It is all too easy on any given day to pile on to the criticism of NCUA. That is not a practice that CU Counsel, PLLC attorneys want to adopt. NCUA Board members are conscientious and have the best interests of credit unions at heart.
Yet three major factors lead to an inescapable conclusion that now is not the time for the RBC rule that despite the dissent of Board Member McWatters, NCUA adopted on a 2-1 vote today (October 15, 2015, International Credit Union Day).
First, it is an unavoidable realization that the agency has not satisfactorily addressed legal issues associated with the final RBC rule. Namely, there isn’t legal authority for a two-tiered risk based capital system that imposes a higher RBC requirement on well versus adequately capitalized credit unions. There are other unresolved legal issues as well, such as the definition of ‘complex’ credit unions, which ignores the FCU Act’s directive to take into account the assets and liabilities of covered credit unions.
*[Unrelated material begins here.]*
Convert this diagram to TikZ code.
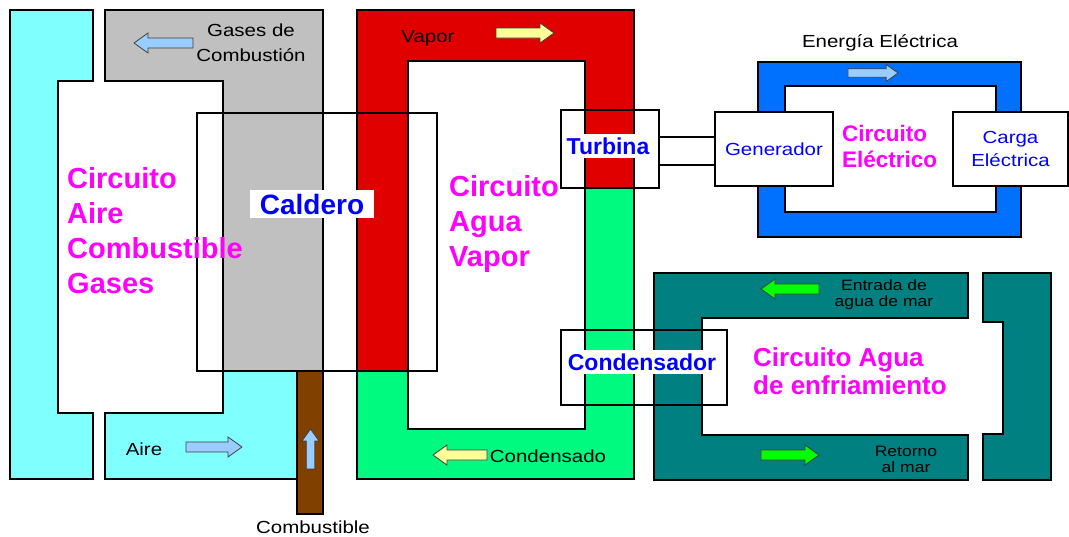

And, there is the concern about the imposition of even higher capital requirements on a case-by-case basis.
Second, the final rule comes at a time when the financial performance of the credit union system under the current PCA system continues to excel. Despite the significant costs of this rule that the agency estimates, NCUA has not sufficiently explained how this RBC rule would have actually prevented failures during the financial crisis or will preclude them in the future.
Third, in addition to the Stop and Study bill in the House, House Financial Services Chairman Hensarling has written to NCUA to urge the agency to hold off on the rule until the overriding legal and economic issues can be addressed.
The final RBC rule includes a number of changes and does not take effect until January 1, 2019. Those are positive steps. But those factors do not come close to balancing out the critical problems with this rule that NCUA has not resolved.
In the face of the major obstacles with the rule, the most reasonable course of action is not to proceed but to step back, consider whether serious questions can be sorted out and if not, move on to a better solution that is legal and will further safety and soundness. The Independent Bankers have had some success changing recent rules even after they are adopted, and this regulation does not have to be a done deal.
Reasonable people can and do disagree but there is still time for further study. There is no raging fire that must be put out…rather it is the RBC rule that needs to be extinguished and a better approach developed.